Fascinating stuff steam. Although any nicely built model boat can be virtually guaranteed a few spectators at the pondside on a nice sunny day, nothing seems to gather a crowd of interested onlookers quite as effectively as a steam powered model. Maybe it's the smell. Possibly it's the noise or lack of it that acts as a magnet, that seductive muted chuffing sound. Or perhaps it is the hard to explain, even somewhat unfair layman's belief that a steam powered model is somehow 'real modelling', a much more craftsmanlike creation than anything running on batteries similar to the ones that activate his son's Nintendo games.
In any event, there is no doubt that operating steam powered models, or to be honest playing around with them in my case, is for a great many people simply more fun than most other kinds of boating. Model making of various kinds began consuming the combined proceeds of my pocket money and early morning paper round about forty years ago. Memories are now unreliable to say the least, but I can remember that in those days most steam engines seemed to have actually been built by the modellers operating the boats they powered, usually from self-machined rough castings, chunks of brass and the like.
Some keen types even went as far as producing all their own nuts and bolts as well, a clubmate of mine used to make a point of telling anyone within earshot that the only part of his model steam plant that he hadn't created with his own bare hands was the steam pressure gauge. A claim made particularly irritating to junior club members like me, mostly low-level scratchbuilders or mere kit assemblers, because we all knew it was absolutely true.

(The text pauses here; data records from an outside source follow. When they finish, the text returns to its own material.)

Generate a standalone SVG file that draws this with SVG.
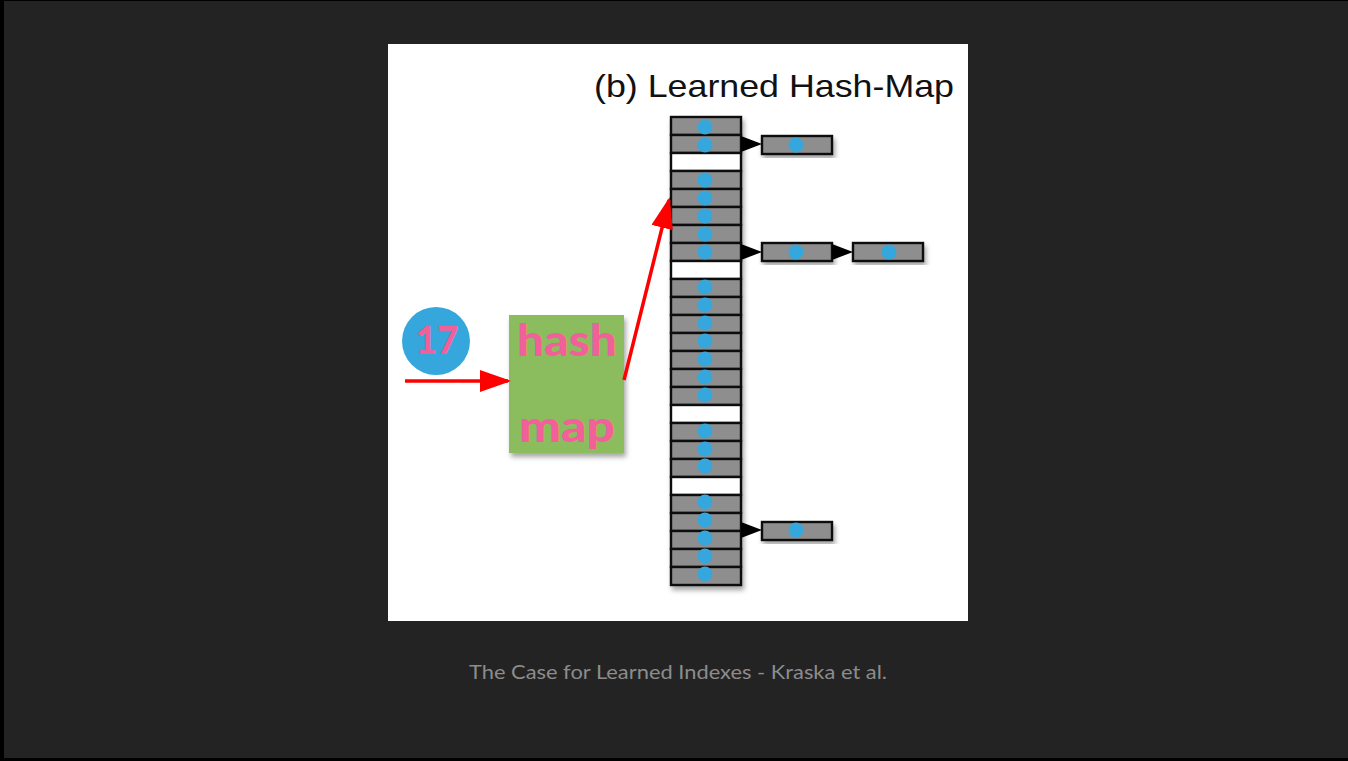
<svg xmlns="http://www.w3.org/2000/svg" width="1348" height="761" viewBox="0 0 1348 761">
  <style>
    .cell { fill: #8e8e8e; stroke: #0d0d0d; stroke-width: 2.4; }
    .empty { fill: #ffffff; stroke: #0d0d0d; stroke-width: 2.4; }
    .dot { fill: #35a7dc; }
    .ptr { fill: #000; }
    .red { stroke: #ff0000; stroke-width: 3.5; fill: none; }
    .title { font-family: "Liberation Sans", Arial, sans-serif; font-size: 32px; fill: #111; }
    .big { font-family: Lato, "Open Sans", sans-serif; font-weight: 900; fill: #f2609a; }
    .caption { font-family: Lato, "Open Sans", sans-serif; font-size: 19px; fill: #8c8c8c; }
  </style>
  <defs>
    <filter id="shadow" x="-20%" y="-20%" width="140%" height="140%">
      <feDropShadow dx="2" dy="4" stdDeviation="2.5" flood-color="#000" flood-opacity="0.35"/>
    </filter>
    <marker id="redHead" viewBox="0 0 10 7" refX="9" refY="3.5" markerWidth="9" markerHeight="6.3" markerUnits="strokeWidth" orient="auto">
      <path d="M0,0 L10,3.5 L0,7 Z" fill="#ff0000"/>
    </marker>
  </defs>

  <!-- slide background -->
  <rect x="0" y="0" width="1348" height="761" fill="#000"/>
  <rect x="4" y="1" width="1344" height="757" fill="#232323"/>

  <!-- figure panel -->
  <rect x="388" y="44" width="580" height="577" fill="#ffffff"/>

  <text class="title" x="594" y="97" textLength="360" lengthAdjust="spacingAndGlyphs">(b) Learned Hash-Map</text>

  <!-- bucket array: 26 slots, 18px each -->
  <g id="bucket-array" filter="url(#shadow)">
    <rect class="cell" x="671" y="117" width="70" height="18"/>
    <rect class="cell" x="671" y="135" width="70" height="18"/>
    <rect class="empty" x="671" y="153" width="70" height="18"/>
    <rect class="cell" x="671" y="171" width="70" height="18"/>
    <rect class="cell" x="671" y="189" width="70" height="18"/>
    <rect class="cell" x="671" y="207" width="70" height="18"/>
    <rect class="cell" x="671" y="225" width="70" height="18"/>
    <rect class="cell" x="671" y="243" width="70" height="18"/>
    <rect class="empty" x="671" y="261" width="70" height="18"/>
    <rect class="cell" x="671" y="279" width="70" height="18"/>
    <rect class="cell" x="671" y="297" width="70" height="18"/>
    <rect class="cell" x="671" y="315" width="70" height="18"/>
    <rect class="cell" x="671" y="333" width="70" height="18"/>
    <rect class="cell" x="671" y="351" width="70" height="18"/>
    <rect class="cell" x="671" y="369" width="70" height="18"/>
    <rect class="cell" x="671" y="387" width="70" height="18"/>
    <rect class="empty" x="671" y="405" width="70" height="18"/>
    <rect class="cell" x="671" y="423" width="70" height="18"/>
    <rect class="cell" x="671" y="441" width="70" height="18"/>
    <rect class="cell" x="671" y="459" width="70" height="18"/>
    <rect class="empty" x="671" y="477" width="70" height="18"/>
    <rect class="cell" x="671" y="495" width="70" height="18"/>
    <rect class="cell" x="671" y="513" width="70" height="18"/>
    <rect class="cell" x="671" y="531" width="70" height="18"/>
    <rect class="cell" x="671" y="549" width="70" height="18"/>
    <rect class="cell" x="671" y="567" width="70" height="18"/>
  </g>
  <g id="bucket-dots">
    <circle class="dot" cx="705" cy="127" r="7.5"/>
    <circle class="dot" cx="705" cy="145" r="7.5"/>
    <circle class="dot" cx="705" cy="180" r="7.5"/>
    <circle class="dot" cx="705" cy="198" r="7.5"/>
    <circle class="dot" cx="705" cy="216" r="7.5"/>
    <circle class="dot" cx="705" cy="234" r="7.5"/>
    <circle class="dot" cx="705" cy="252" r="7.5"/>
    <circle class="dot" cx="705" cy="287" r="7.5"/>
    <circle class="dot" cx="705" cy="305" r="7.5"/>
    <circle class="dot" cx="705" cy="323" r="7.5"/>
    <circle class="dot" cx="705" cy="341" r="7.5"/>
    <circle class="dot" cx="705" cy="359" r="7.5"/>
    <circle class="dot" cx="705" cy="377" r="7.5"/>
    <circle class="dot" cx="705" cy="395" r="7.5"/>
    <circle class="dot" cx="705" cy="431" r="7.5"/>
    <circle class="dot" cx="705" cy="449" r="7.5"/>
    <circle class="dot" cx="705" cy="466" r="7.5"/>
    <circle class="dot" cx="705" cy="502" r="7.5"/>
    <circle class="dot" cx="705" cy="520" r="7.5"/>
    <circle class="dot" cx="705" cy="538" r="7.5"/>
    <circle class="dot" cx="705" cy="556" r="7.5"/>
    <circle class="dot" cx="705" cy="574" r="7.5"/>
  </g>

  <!-- overflow chain entries -->
  <g id="overflow-1">
    <rect class="cell" x="762" y="136" width="70" height="18" filter="url(#shadow)"/>
    <circle class="dot" cx="796" cy="145" r="7.5"/>
  </g>
  <g id="overflow-2a">
    <rect class="cell" x="762" y="243" width="70" height="18" filter="url(#shadow)"/>
    <circle class="dot" cx="796" cy="252" r="7.5"/>
  </g>
  <g id="overflow-2b">
    <rect class="cell" x="853" y="243" width="70" height="18" filter="url(#shadow)"/>
    <circle class="dot" cx="889" cy="252" r="7.5"/>
  </g>
  <g id="overflow-3">
    <rect class="cell" x="762" y="522" width="70" height="18" filter="url(#shadow)"/>
    <circle class="dot" cx="796" cy="530" r="7.5"/>
  </g>

  <!-- key and model -->
  <g id="key-17">
    <circle cx="436" cy="341" r="34" fill="#35a7dc"/>
    <text class="big" x="437" y="354" font-size="37" text-anchor="middle">17</text>
  </g>
  <g id="hash-model">
    <rect x="509" y="315" width="115" height="138" fill="#8bbd5f" filter="url(#shadow)"/>
    <text class="big" x="567" y="356" font-size="44" text-anchor="middle" textLength="100" lengthAdjust="spacingAndGlyphs">hash</text>
    <text class="big" x="567" y="442" font-size="44" text-anchor="middle" textLength="96" lengthAdjust="spacingAndGlyphs">map</text>
  </g>

  <!-- connectors -->
  <g id="connectors">
    <path class="ptr" d="M741,136 L762,144 L741,152 Z"/>
    <path class="ptr" d="M741,244 L762,252 L741,260 Z"/>
    <path class="ptr" d="M832,244 L853,252 L832,260 Z"/>
    <path class="ptr" d="M741,522 L762,530 L741,538 Z"/>
    <line class="red" x1="405" y1="381" x2="508" y2="381" marker-end="url(#redHead)"/>
    <line class="red" x1="624" y1="380" x2="669" y2="200" marker-end="url(#redHead)"/>
  </g>

  <text class="caption" x="678" y="679" text-anchor="middle" textLength="418" lengthAdjust="spacingAndGlyphs">The Case for Learned Indexes - Kraska et al.</text>
</svg>
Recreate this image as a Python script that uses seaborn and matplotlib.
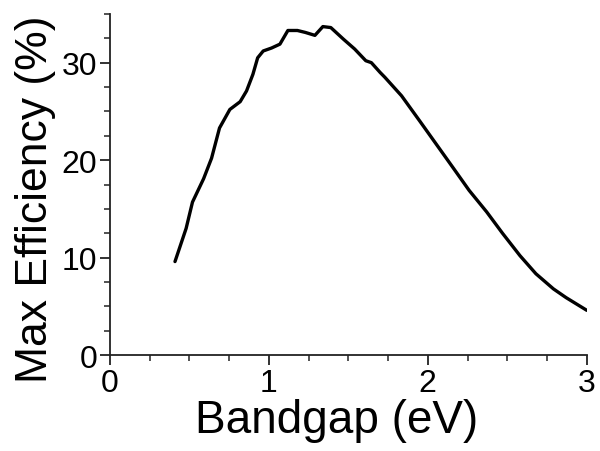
import matplotlib

matplotlib.use('Agg')
import matplotlib.pyplot as plt
import pandas as pd
import seaborn as sns
from matplotlib.ticker import MultipleLocator

# (bandgap in eV, max efficiency in %).
bandgap = [
    0.41, 0.48, 0.52, 0.59, 0.64, 0.69, 0.755, 0.82, 0.86, 0.90, 0.93,
    0.965, 1.017, 1.07, 1.12, 1.18, 1.23, 1.29, 1.34, 1.39, 1.47, 1.54,
    1.61, 1.645, 1.70, 1.73, 1.835, 1.95, 2.055, 2.16, 2.26, 2.37, 2.47,
    2.58, 2.68, 2.79, 2.87, 3.0,
]
efficiency = [
    9.6, 13.0, 15.7, 18.1, 20.2, 23.3, 25.2, 26.0, 27.1, 28.8, 30.5,
    31.2, 31.5, 31.9, 33.3, 33.3, 33.1, 32.8, 33.7, 33.6, 32.4, 31.4,
    30.2, 30.0, 29.0, 28.5, 26.6, 24.0, 21.6, 19.2, 16.9, 14.7, 12.5,
    10.2, 8.35, 6.8, 5.9, 4.6,
]

sns.set_theme(style='ticks')
plt.rcParams['font.family'] = ['Liberation Sans', 'DejaVu Sans']

df = pd.DataFrame({'bandgap': bandgap, 'efficiency': efficiency})

fig = plt.figure(figsize=(6.0, 4.52), dpi=100)
ax = fig.add_axes([0.183, 0.212, 0.795, 0.755])
sns.lineplot(data=df, x='bandgap', y='efficiency', ax=ax, color='black', linewidth=2.4)

ax.set_xlim(0, 3)
ax.set_ylim(0, 35)
ax.xaxis.set_major_locator(MultipleLocator(1))
ax.xaxis.set_minor_locator(MultipleLocator(0.25))
ax.yaxis.set_major_locator(MultipleLocator(10))
ax.yaxis.set_minor_locator(MultipleLocator(2.5))
ax.tick_params(which='major', length=7, width=1.3, labelsize=23, color='#222222', labelcolor='black', pad=2)
ax.tick_params(which='minor', length=4, width=1.1, color='#222222')
for side in ('top', 'right'):
    ax.spines[side].set_visible(False)
for side in ('left', 'bottom'):
    ax.spines[side].set_linewidth(1.3)
    ax.spines[side].set_color('#222222')

ax.set_xlabel('Bandgap (eV)', fontsize=33, color='black', labelpad=0)
ax.set_ylabel('Max Efficiency (%)', fontsize=32, color='black', labelpad=4)
ax.xaxis.label.set_x(0.476)
ax.yaxis.label.set_y(0.46)

fig.savefig('out.png', dpi=100)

Craftsmanship indeed, certainly something to fill long winter evenings. It was hardly surprising that the floating masterpieces of this self-styled model engineering genius, combined with a total absence of affordable ready to run simple steam plants, deterred most of us from having even thinking about trying model steamers ourselves. But that was back in the time of unreliable single channel radios and packets of crisps that still had little blue bags of salt inside them. Things are very different today, and many model shops catering for boating enthusiasts, offer a bewildering selection of beautifully engineered ready-to-install steam plants. Sadly, these are still way beyond most pocket money and paper round finances of course.
But it's the availability of such treasures, that and the discovery that expertise in lathe and milling machine operation, and the possession of blackened broken finger nails and an oil-stained boiler suit are no longer essential prerequisites, that tempts ever growing numbers to try their hand at steam powered boats for the first time. Steam power is quiet, surprisingly powerful, and relatively non-polluting. It's something that might seem a rather old-fashioned idea to many people, but it still works as well as it ever has done. As you will quickly find out for yourself, it is also a thoroughly enjoyable and satisfying way of whiling away the hours that you spend working on and playing with your models in the twenty-first century.